== Supplied material ==
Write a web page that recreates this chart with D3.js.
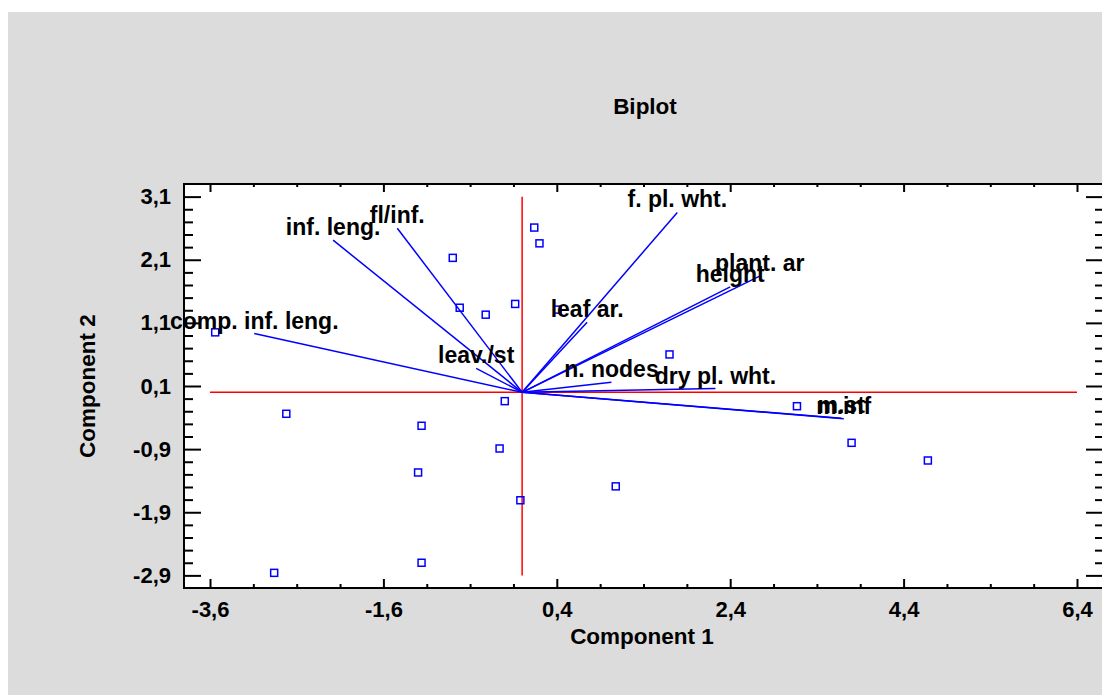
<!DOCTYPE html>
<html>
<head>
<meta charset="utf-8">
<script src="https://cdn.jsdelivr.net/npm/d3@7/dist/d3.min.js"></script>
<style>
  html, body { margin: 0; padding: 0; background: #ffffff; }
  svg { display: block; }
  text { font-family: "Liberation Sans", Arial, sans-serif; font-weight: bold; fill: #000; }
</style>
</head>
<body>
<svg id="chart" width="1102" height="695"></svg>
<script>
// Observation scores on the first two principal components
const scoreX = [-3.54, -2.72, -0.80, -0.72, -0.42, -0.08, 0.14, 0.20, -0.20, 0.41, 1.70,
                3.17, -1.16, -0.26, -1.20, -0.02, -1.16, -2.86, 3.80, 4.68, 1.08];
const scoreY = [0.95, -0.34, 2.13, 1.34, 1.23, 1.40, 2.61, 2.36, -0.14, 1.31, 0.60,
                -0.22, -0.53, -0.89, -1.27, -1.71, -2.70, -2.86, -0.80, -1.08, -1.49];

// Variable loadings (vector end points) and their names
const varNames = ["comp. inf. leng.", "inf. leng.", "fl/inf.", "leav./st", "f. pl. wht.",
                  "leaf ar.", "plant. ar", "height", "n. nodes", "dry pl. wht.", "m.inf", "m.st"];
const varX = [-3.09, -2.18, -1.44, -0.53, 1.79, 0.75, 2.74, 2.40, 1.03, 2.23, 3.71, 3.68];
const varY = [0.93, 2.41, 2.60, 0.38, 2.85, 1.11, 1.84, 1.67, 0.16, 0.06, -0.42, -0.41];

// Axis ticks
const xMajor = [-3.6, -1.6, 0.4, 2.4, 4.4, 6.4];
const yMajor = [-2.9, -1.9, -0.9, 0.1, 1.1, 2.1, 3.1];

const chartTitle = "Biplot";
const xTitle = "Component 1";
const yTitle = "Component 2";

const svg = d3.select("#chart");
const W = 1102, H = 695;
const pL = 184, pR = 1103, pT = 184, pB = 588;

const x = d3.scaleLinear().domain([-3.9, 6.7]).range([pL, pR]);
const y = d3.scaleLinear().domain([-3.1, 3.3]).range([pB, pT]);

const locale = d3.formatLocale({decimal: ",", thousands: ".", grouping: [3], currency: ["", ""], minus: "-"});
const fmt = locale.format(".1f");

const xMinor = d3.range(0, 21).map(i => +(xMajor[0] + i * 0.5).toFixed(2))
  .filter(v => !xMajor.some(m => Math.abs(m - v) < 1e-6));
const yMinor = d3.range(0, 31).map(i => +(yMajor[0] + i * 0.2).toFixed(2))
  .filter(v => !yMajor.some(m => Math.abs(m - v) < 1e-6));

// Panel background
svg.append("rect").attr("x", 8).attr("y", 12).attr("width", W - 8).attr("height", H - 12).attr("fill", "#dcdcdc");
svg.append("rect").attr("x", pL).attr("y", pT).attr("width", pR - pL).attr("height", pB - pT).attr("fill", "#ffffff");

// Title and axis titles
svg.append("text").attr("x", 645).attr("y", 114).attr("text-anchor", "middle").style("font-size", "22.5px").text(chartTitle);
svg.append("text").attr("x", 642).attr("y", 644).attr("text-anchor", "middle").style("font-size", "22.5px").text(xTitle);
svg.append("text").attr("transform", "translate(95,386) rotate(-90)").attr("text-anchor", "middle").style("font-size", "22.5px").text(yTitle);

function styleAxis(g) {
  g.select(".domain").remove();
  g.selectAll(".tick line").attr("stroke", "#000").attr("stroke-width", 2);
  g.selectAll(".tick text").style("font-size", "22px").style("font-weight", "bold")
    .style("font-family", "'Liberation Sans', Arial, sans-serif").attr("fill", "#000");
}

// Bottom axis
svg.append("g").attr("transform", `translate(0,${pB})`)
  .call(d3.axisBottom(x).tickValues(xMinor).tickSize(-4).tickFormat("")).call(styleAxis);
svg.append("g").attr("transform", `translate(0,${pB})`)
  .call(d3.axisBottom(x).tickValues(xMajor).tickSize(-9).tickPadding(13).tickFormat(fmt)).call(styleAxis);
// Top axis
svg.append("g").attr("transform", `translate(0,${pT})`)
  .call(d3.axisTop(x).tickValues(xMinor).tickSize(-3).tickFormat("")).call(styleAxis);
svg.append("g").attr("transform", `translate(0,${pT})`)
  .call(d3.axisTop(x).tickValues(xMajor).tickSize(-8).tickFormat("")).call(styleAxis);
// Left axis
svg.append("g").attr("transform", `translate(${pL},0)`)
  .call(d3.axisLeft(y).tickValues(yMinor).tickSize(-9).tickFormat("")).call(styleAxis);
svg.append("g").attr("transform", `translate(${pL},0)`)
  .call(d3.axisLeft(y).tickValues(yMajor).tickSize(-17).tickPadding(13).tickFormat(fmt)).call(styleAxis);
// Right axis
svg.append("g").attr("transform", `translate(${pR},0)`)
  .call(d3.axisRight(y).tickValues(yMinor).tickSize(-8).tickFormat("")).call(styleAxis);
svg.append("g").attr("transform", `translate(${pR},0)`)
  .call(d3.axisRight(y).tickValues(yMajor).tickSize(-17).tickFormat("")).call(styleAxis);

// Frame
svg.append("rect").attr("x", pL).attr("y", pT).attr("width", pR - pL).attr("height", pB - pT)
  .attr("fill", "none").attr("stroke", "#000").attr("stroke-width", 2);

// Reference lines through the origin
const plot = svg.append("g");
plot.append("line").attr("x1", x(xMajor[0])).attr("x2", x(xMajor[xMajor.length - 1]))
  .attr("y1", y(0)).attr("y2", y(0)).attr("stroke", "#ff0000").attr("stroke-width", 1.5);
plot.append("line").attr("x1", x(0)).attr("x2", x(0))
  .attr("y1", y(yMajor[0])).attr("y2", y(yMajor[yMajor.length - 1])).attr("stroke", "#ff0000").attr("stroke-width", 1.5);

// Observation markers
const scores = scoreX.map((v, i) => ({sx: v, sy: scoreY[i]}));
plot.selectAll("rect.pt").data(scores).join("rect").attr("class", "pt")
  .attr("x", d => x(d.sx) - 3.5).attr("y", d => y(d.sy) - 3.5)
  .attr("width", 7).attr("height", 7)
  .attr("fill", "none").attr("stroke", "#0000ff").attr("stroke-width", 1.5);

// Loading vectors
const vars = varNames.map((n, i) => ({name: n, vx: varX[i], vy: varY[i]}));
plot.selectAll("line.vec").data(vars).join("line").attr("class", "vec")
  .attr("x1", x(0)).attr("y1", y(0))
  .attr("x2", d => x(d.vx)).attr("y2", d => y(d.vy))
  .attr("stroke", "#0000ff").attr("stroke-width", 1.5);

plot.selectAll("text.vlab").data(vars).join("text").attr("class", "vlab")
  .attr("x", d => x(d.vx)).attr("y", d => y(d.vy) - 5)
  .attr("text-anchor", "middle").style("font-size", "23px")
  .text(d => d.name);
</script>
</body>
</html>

== Exercise directions ==
Transcribe the full listing character for character. Pictures are excluded.

== Response to the task ==
Write a web page that recreates this chart with D3.js.
<!DOCTYPE html>
<html>
<head>
<meta charset="utf-8">
<script src="https://cdn.jsdelivr.net/npm/d3@7/dist/d3.min.js"></script>
<style>
  html, body { margin: 0; padding: 0; background: #ffffff; }
  svg { display: block; }
  text { font-family: "Liberation Sans", Arial, sans-serif; font-weight: bold; fill: #000; }
</style>
</head>
<body>
<svg id="chart" width="1102" height="695"></svg>
<script>
// Observation scores on the first two principal components
const scoreX = [-3.54, -2.72, -0.80, -0.72, -0.42, -0.08, 0.14, 0.20, -0.20, 0.41, 1.70,
                3.17, -1.16, -0.26, -1.20, -0.02, -1.16, -2.86, 3.80, 4.68, 1.08];
const scoreY = [0.95, -0.34, 2.13, 1.34, 1.23, 1.40, 2.61, 2.36, -0.14, 1.31, 0.60,
                -0.22, -0.53, -0.89, -1.27, -1.71, -2.70, -2.86, -0.80, -1.08, -1.49];

// Variable loadings (vector end points) and their names
const varNames = ["comp. inf. leng.", "inf. leng.", "fl/inf.", "leav./st", "f. pl. wht.",
                  "leaf ar.", "plant. ar", "height", "n. nodes", "dry pl. wht.", "m.inf", "m.st"];
const varX = [-3.09, -2.18, -1.44, -0.53, 1.79, 0.75, 2.74, 2.40, 1.03, 2.23, 3.71, 3.68];
const varY = [0.93, 2.41, 2.60, 0.38, 2.85, 1.11, 1.84, 1.67, 0.16, 0.06, -0.42, -0.41];

// Axis ticks
const xMajor = [-3.6, -1.6, 0.4, 2.4, 4.4, 6.4];
const yMajor = [-2.9, -1.9, -0.9, 0.1, 1.1, 2.1, 3.1];

const chartTitle = "Biplot";
const xTitle = "Component 1";
const yTitle = "Component 2";

const svg = d3.select("#chart");
const W = 1102, H = 695;
const pL = 184, pR = 1103, pT = 184, pB = 588;

const x = d3.scaleLinear().domain([-3.9, 6.7]).range([pL, pR]);
const y = d3.scaleLinear().domain([-3.1, 3.3]).range([pB, pT]);

const locale = d3.formatLocale({decimal: ",", thousands: ".", grouping: [3], currency: ["", ""], minus: "-"});
const fmt = locale.format(".1f");

const xMinor = d3.range(0, 21).map(i => +(xMajor[0] + i * 0.5).toFixed(2))
  .filter(v => !xMajor.some(m => Math.abs(m - v) < 1e-6));
const yMinor = d3.range(0, 31).map(i => +(yMajor[0] + i * 0.2).toFixed(2))
  .filter(v => !yMajor.some(m => Math.abs(m - v) < 1e-6));

// Panel background
svg.append("rect").attr("x", 8).attr("y", 12).attr("width", W - 8).attr("height", H - 12).attr("fill", "#dcdcdc");
svg.append("rect").attr("x", pL).attr("y", pT).attr("width", pR - pL).attr("height", pB - pT).attr("fill", "#ffffff");

// Title and axis titles
svg.append("text").attr("x", 645).attr("y", 114).attr("text-anchor", "middle").style("font-size", "22.5px").text(chartTitle);
svg.append("text").attr("x", 642).attr("y", 644).attr("text-anchor", "middle").style("font-size", "22.5px").text(xTitle);
svg.append("text").attr("transform", "translate(95,386) rotate(-90)").attr("text-anchor", "middle").style("font-size", "22.5px").text(yTitle);

function styleAxis(g) {
  g.select(".domain").remove();
  g.selectAll(".tick line").attr("stroke", "#000").attr("stroke-width", 2);
  g.selectAll(".tick text").style("font-size", "22px").style("font-weight", "bold")
    .style("font-family", "'Liberation Sans', Arial, sans-serif").attr("fill", "#000");
}

// Bottom axis
svg.append("g").attr("transform", `translate(0,${pB})`)
  .call(d3.axisBottom(x).tickValues(xMinor).tickSize(-4).tickFormat("")).call(styleAxis);
svg.append("g").attr("transform", `translate(0,${pB})`)
  .call(d3.axisBottom(x).tickValues(xMajor).tickSize(-9).tickPadding(13).tickFormat(fmt)).call(styleAxis);
// Top axis
svg.append("g").attr("transform", `translate(0,${pT})`)
  .call(d3.axisTop(x).tickValues(xMinor).tickSize(-3).tickFormat("")).call(styleAxis);
svg.append("g").attr("transform", `translate(0,${pT})`)
  .call(d3.axisTop(x).tickValues(xMajor).tickSize(-8).tickFormat("")).call(styleAxis);
// Left axis
svg.append("g").attr("transform", `translate(${pL},0)`)
  .call(d3.axisLeft(y).tickValues(yMinor).tickSize(-9).tickFormat("")).call(styleAxis);
svg.append("g").attr("transform", `translate(${pL},0)`)
  .call(d3.axisLeft(y).tickValues(yMajor).tickSize(-17).tickPadding(13).tickFormat(fmt)).call(styleAxis);
// Right axis
svg.append("g").attr("transform", `translate(${pR},0)`)
  .call(d3.axisRight(y).tickValues(yMinor).tickSize(-8).tickFormat("")).call(styleAxis);
svg.append("g").attr("transform", `translate(${pR},0)`)
  .call(d3.axisRight(y).tickValues(yMajor).tickSize(-17).tickFormat("")).call(styleAxis);

// Frame
svg.append("rect").attr("x", pL).attr("y", pT).attr("width", pR - pL).attr("height", pB - pT)
  .attr("fill", "none").attr("stroke", "#000").attr("stroke-width", 2);

// Reference lines through the origin
const plot = svg.append("g");
plot.append("line").attr("x1", x(xMajor[0])).attr("x2", x(xMajor[xMajor.length - 1]))
  .attr("y1", y(0)).attr("y2", y(0)).attr("stroke", "#ff0000").attr("stroke-width", 1.5);
plot.append("line").attr("x1", x(0)).attr("x2", x(0))
  .attr("y1", y(yMajor[0])).attr("y2", y(yMajor[yMajor.length - 1])).attr("stroke", "#ff0000").attr("stroke-width", 1.5);

// Observation markers
const scores = scoreX.map((v, i) => ({sx: v, sy: scoreY[i]}));
plot.selectAll("rect.pt").data(scores).join("rect").attr("class", "pt")
  .attr("x", d => x(d.sx) - 3.5).attr("y", d => y(d.sy) - 3.5)
  .attr("width", 7).attr("height", 7)
  .attr("fill", "none").attr("stroke", "#0000ff").attr("stroke-width", 1.5);

// Loading vectors
const vars = varNames.map((n, i) => ({name: n, vx: varX[i], vy: varY[i]}));
plot.selectAll("line.vec").data(vars).join("line").attr("class", "vec")
  .attr("x1", x(0)).attr("y1", y(0))
  .attr("x2", d => x(d.vx)).attr("y2", d => y(d.vy))
  .attr("stroke", "#0000ff").attr("stroke-width", 1.5);

plot.selectAll("text.vlab").data(vars).join("text").attr("class", "vlab")
  .attr("x", d => x(d.vx)).attr("y", d => y(d.vy) - 5)
  .attr("text-anchor", "middle").style("font-size", "23px")
  .text(d => d.name);
</script>
</body>
</html>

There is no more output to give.